Ain't even mad.
Let's talk about what it means to be mad at a baseball game. It seems silly when you phrase like that -- kind of makes me feel like I should take a second to learn about the Ukraine situation instead of Mac Williamson -- but it's a completely accurate description. There are games that stick in your sternum, rolling around, kicking wildly with pointy boots, keeping you up at night. You'll think about the blown call, hung curve, or clanked grounder when you're putting sugar in your coffee, and it'll kind of ruin your morning.
Those games stink. This was not one of those games.
It was an annoying game, a loss with frustrating pieces and plots and subplots, but it was a game that ends differently with a little less wind, or a slight tweak of the batting order that's obvious only in retrospect. Buster Posey's double should have gone out. Hunter Pence's triple should have gone out. Brandon Hicks should have had a grand slam. Pence's fly ball in the seventh should have gone out. What's the final score if this game is in Arizona? A multitude to a profusion. In AT&T Park, on a windy April night, it wasn't to be. Save your anger for the next one.
The at-bats were good, mostly. The swings were good, mostly. There are exceptions, and they'll be noted, but there was a lot that went right with the Giants tonight but wasn't rewarded. There's going to be a game where the outfielders are going to be playing the right-center gap, guarding against an extra-base hit that does serious damage, and a series of broken-bat floops will win the game. We won't complain. This game is our penance, then. I love the hunt for penance, to be honest.
Even in the ninth inning, against a well-oiled, fully functional Huston Street, I can't get mad. Brandon Crawford had a fantastic battle, fighting off tough pitches. Street got him on a perfect front-door sinker. Hicks was aggressive -- what, are you going to wait around for the 0-2 count and hope for a walk? -- but he bounced back to the mound. Hector Sanchez had a great at-bat, nicking every piece of the kitchen sink that came close to the plate, and eventually struck out on a changeup of doom. Ain't even mad. That's why Huston Street drives a nicer car than I.

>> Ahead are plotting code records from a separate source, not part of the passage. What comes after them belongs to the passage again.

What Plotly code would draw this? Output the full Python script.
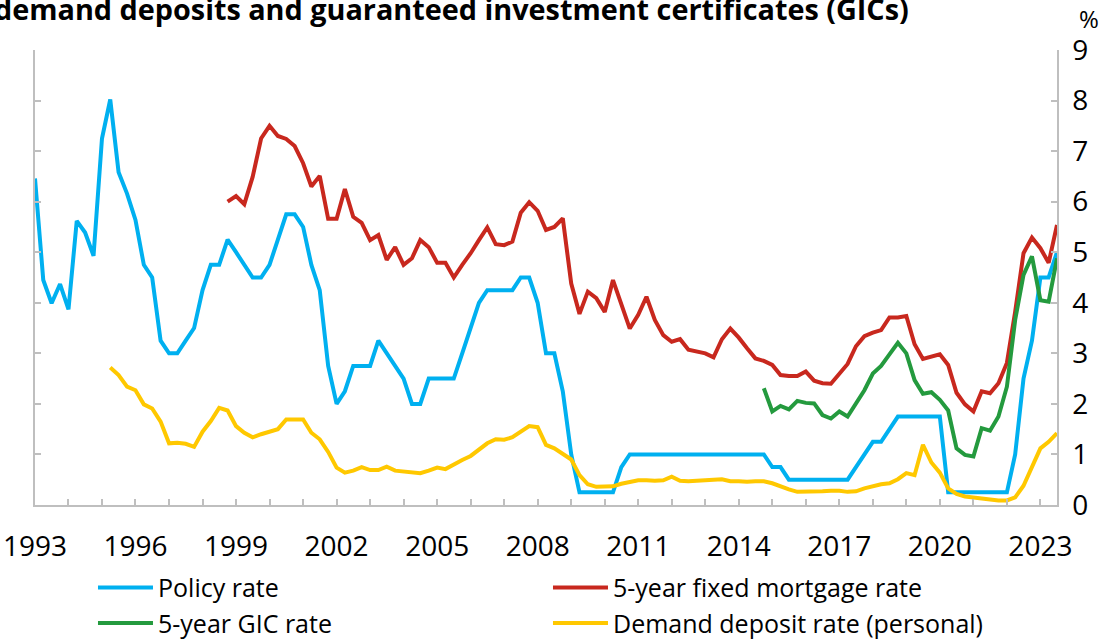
import pandas as pd
import plotly.graph_objects as go

# Quarterly observations (first quarter of each series given by its start date)
policy_start = "1993-01-01"
policy_rate = [
    6.46, 4.45, 3.99, 4.37, 3.87, 5.62, 5.39, 4.93, 7.25, 8.02, 6.58, 6.16,
    5.64, 4.75, 4.50, 3.25, 3.00, 3.00, 3.25, 3.50, 4.25, 4.75, 4.75, 5.25,
    5.00, 4.75, 4.50, 4.50, 4.75, 5.25, 5.75, 5.75, 5.50, 4.75, 4.25, 2.75,
    2.00, 2.25, 2.75, 2.75, 2.75, 3.25, 3.00, 2.75, 2.50, 2.00, 2.00, 2.50,
    2.50, 2.50, 2.50, 3.00, 3.50, 4.00, 4.25, 4.25, 4.25, 4.25, 4.50, 4.50,
    4.00, 3.00, 3.00, 2.25, 1.00, 0.25, 0.25, 0.25, 0.25, 0.25, 0.75, 1.00,
    1.00, 1.00, 1.00, 1.00, 1.00, 1.00, 1.00, 1.00, 1.00, 1.00, 1.00, 1.00,
    1.00, 1.00, 1.00, 1.00, 0.75, 0.75, 0.50, 0.50, 0.50, 0.50, 0.50, 0.50,
    0.50, 0.50, 0.75, 1.00, 1.25, 1.25, 1.50, 1.75, 1.75, 1.75, 1.75, 1.75,
    1.75, 0.25, 0.25, 0.25, 0.25, 0.25, 0.25, 0.25, 0.25, 1.00, 2.50, 3.25,
    4.50, 4.50, 5.00,
]

mortgage_start = "1998-10-01"
mortgage_rate = [
    6.00, 6.11, 5.95, 6.49, 7.25, 7.50, 7.30, 7.24, 7.10, 6.76, 6.30, 6.51,
    5.66, 5.66, 6.25, 5.70, 5.58, 5.24, 5.34, 4.85, 5.10, 4.75, 4.88, 5.24,
    5.10, 4.79, 4.79, 4.50, 4.75, 4.98, 5.24, 5.49, 5.16, 5.14, 5.21, 5.78,
    5.99, 5.82, 5.44, 5.50, 5.67, 4.38, 3.78, 4.22, 4.09, 3.82, 4.45, 3.99,
    3.49, 3.76, 4.12, 3.66, 3.36, 3.23, 3.28, 3.07, 3.03, 3.00, 2.92, 3.28,
    3.49, 3.31, 3.10, 2.90, 2.85, 2.77, 2.57, 2.55, 2.55, 2.64, 2.46, 2.41,
    2.40, 2.60, 2.79, 3.14, 3.34, 3.41, 3.46, 3.71, 3.71, 3.74, 3.18, 2.89,
    2.93, 2.98, 2.77, 2.22, 1.99, 1.85, 2.25, 2.21, 2.41, 2.81, 3.82, 4.98,
    5.29, 5.08, 4.79, 5.54,
]

gic_start = "2014-10-01"
gic_rate = [
    2.31, 1.85, 1.96, 1.89, 2.06, 2.02, 2.01, 1.78, 1.71, 1.85, 1.75, 2.01,
    2.27, 2.60, 2.75, 2.98, 3.21, 3.00, 2.47, 2.20, 2.23, 2.08, 1.87, 1.12,
    0.99, 0.96, 1.52, 1.47, 1.75, 2.34, 3.66, 4.55, 4.92, 4.05, 4.02, 4.88,
]

deposit_start = "1995-04-01"
deposit_rate = [
    2.72, 2.57, 2.34, 2.27, 1.99, 1.91, 1.65, 1.22, 1.23, 1.21, 1.15, 1.45,
    1.66, 1.92, 1.87, 1.56, 1.43, 1.34, 1.40, 1.46, 1.50, 1.69, 1.69, 1.69,
    1.43, 1.30, 1.05, 0.74, 0.64, 0.68, 0.75, 0.69, 0.69, 0.76, 0.68, 0.66,
    0.63, 0.63, 0.68, 0.74, 0.71, 0.81, 0.89, 0.97, 1.09, 1.22, 1.30, 1.29,
    1.34, 1.45, 1.56, 1.54, 1.19, 1.12, 1.02, 0.90, 0.59, 0.41, 0.36, 0.37,
    0.37, 0.42, 0.46, 0.49, 0.49, 0.48, 0.49, 0.56, 0.48, 0.47, 0.48, 0.50,
    0.50, 0.51, 0.47, 0.47, 0.46, 0.47, 0.47, 0.43, 0.36, 0.31, 0.26, 0.26,
    0.27, 0.27, 0.28, 0.28, 0.26, 0.27, 0.33, 0.38, 0.41, 0.43, 0.51, 0.63,
    0.59, 1.19, 0.84, 0.64, 0.33, 0.22, 0.17, 0.15, 0.13, 0.12, 0.09, 0.09,
    0.15, 0.38, 0.76, 1.12, 1.25, 1.42,
]

SERIES = [
    ("Policy rate", policy_start, policy_rate, "#00B0F0"),
    ("5-year fixed mortgage rate", mortgage_start, mortgage_rate, "#C8281E"),
    ("5-year GIC rate", gic_start, gic_rate, "#249A3E"),
    ("Demand deposit rate (personal)", deposit_start, deposit_rate, "#FFC800"),
]

FONT = "Open Sans"
AXIS_GREY = "#BFBFBF"

fig = go.Figure()
for name, start, values, color in SERIES:
    dates = pd.date_range(start, periods=len(values), freq="QS")
    fig.add_trace(
        go.Scatter(
            x=dates,
            y=values,
            name=name,
            mode="lines",
            line={"color": color, "width": 4},
        )
    )

fig.update_layout(
    width=1107,
    height=641,
    margin={"l": 35, "r": 50, "t": 50, "b": 136},
    plot_bgcolor="white",
    paper_bgcolor="white",
    font={"family": FONT, "size": 25, "color": "black"},
    showlegend=True,
    legend={
        "orientation": "h",
        "xref": "container",
        "yref": "container",
        "x": 0.084,
        "xanchor": "left",
        "y": 0.119,
        "yanchor": "top",
        "entrywidth": 385,
        "itemwidth": 55,
        "font": {"size": 25},
        "bgcolor": "rgba(0,0,0,0)",
    },
    xaxis={
        "type": "date",
        "range": ["1993-01-01", "2023-07-01"],
        "tick0": "1993-01-01",
        "dtick": "M36",
        "tickformat": "%Y",
        "ticks": "inside",
        "ticklen": 6,
        "tickcolor": AXIS_GREY,
        "tickwidth": 1.5,
        "showline": True,
        "linecolor": AXIS_GREY,
        "linewidth": 1.5,
        "showgrid": False,
        "zeroline": False,
        "automargin": False,
        "ticklabelstandoff": 16,
        "tickfont": {"size": 28},
        "minor": {
            "dtick": "M12",
            "tick0": "1993-01-01",
            "ticks": "inside",
            "ticklen": 6,
            "tickcolor": AXIS_GREY,
            "tickwidth": 1.5,
            "showgrid": False,
        },
    },
    yaxis={
        "range": [0, 9],
        "dtick": 1,
        "side": "right",
        "ticks": "inside",
        "ticklen": 6,
        "tickcolor": AXIS_GREY,
        "tickwidth": 1.5,
        "showline": True,
        "mirror": "ticks",
        "linecolor": AXIS_GREY,
        "linewidth": 1.5,
        "showgrid": False,
        "zeroline": False,
        "automargin": False,
        "ticklabelstandoff": 8,
        "tickfont": {"size": 28},
    },
    annotations=[
        {
            "text": "<b>demand deposits and guaranteed investment certificates (GICs)</b>",
            "xref": "paper",
            "yref": "paper",
            "x": 0,
            "y": 1,
            "xanchor": "left",
            "yanchor": "bottom",
            "xshift": -43,
            "yshift": 20,
            "showarrow": False,
            "font": {"size": 28.8, "family": FONT},
        },
        {
            "text": "%",
            "xref": "paper",
            "yref": "paper",
            "x": 1,
            "y": 1,
            "xanchor": "left",
            "yanchor": "bottom",
            "xshift": 20,
            "yshift": 13,
            "showarrow": False,
            "font": {"size": 24, "family": FONT},
        },
    ],
)

# the page's default body margin would shift the chart inside the window
fig.write_html(
    "out.html",
    config={"displayModeBar": False},
    post_script="document.body.style.margin = '0';",
)
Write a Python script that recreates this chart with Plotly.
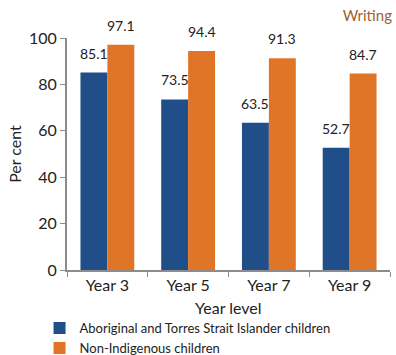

What, are you going to be mad at Madison Bumgarner? He's so much better at you than everything, and he's better than every other pitcher on the staff. Getting mad at him is like getting mad at an It's It because it gave you brain freeze. That's a risk with frozen treats, and you know that going in. It's Its are still benevolent, beautiful creations. Just like Bumgarner. Ain't even mad.
There should be a little sense of moral victory, even, considering how dominant Tyson Ross was the last time he pitched against the Giants. He looked like a franchise cornerstone, the kind of pitcher who could get his number retired by the Padres after another good month or two, and he kept the Giants quiet early. They eventually got to him, though. That was fun. That was fun while it lasted.
This kind of game could come in September or October, and that's when the naughty words will fly. Until then, it was a tough-luck game with a tough-luck outcome. A fly ball in the right spot would have made a big difference, sure, but there was a lot of why-couldn't-McCovey in this one. Nothing to do but wait for the next game and hope its better. And punch a wall. Punch a damned wall right in its wall-face.
At least the Padres will be embarrassed when the story breaks that Rene Rivera is an unpaid intern. People are really starting to get angry about that stuff.
Madison Bumgarner can have these starts, alright. It's not all grand slams and slutters. Here's the official McCovey Chronicles analysis of what went wrong: His command was off, dunno. Some balls caught too much of the plate, he missed the target entirely with others. He wasn't at his best.
So, I guess you can draw your own conclusions, which are probably something like, "Whatever, he's still one of the best baseball pitchers ever to live." Ain't even mad.
It's probably time to talk, though, about the things that will make people mad. Pablo Sandoval is hitting .172/.252/.301, sure, but he doesn't really look that good. In the sixth, Sandoval looked as bad as I've ever seen him look. Not in the usual Sandoval way, where he's swinging at seagull doots that land in the bullpen, because you kind of expect that. That's part of his charm. No, he looked bad because he was looking for fastballs, he got fastballs, and he was as late on them as you or I would have been. Like, whoa, these guys on varsity throw really hard.
He'll still be okay. Krusty is coming. I still believe. Everything's just ducky. Cough. But I really believe that. And if you want an explanation of how everything's going to seem better magically, here's a quick reminder of where we were last week:
Hunter Pence, April 20: .181/.289/.278
Hunter Pence, April 28: .253/.345/.414
That's what a hot week will do for perceptions in April. Pence is now a productive citizen. No problems there. He looks good. Had a booming triple tonight.
That's not to say Sandoval is guaranteed to get out of this funk. It's just a reminder that it's early, so early. Four weeks don't make a season. One hot week, and we'll all forget about this.
Brandon Belt is probably screwed, though.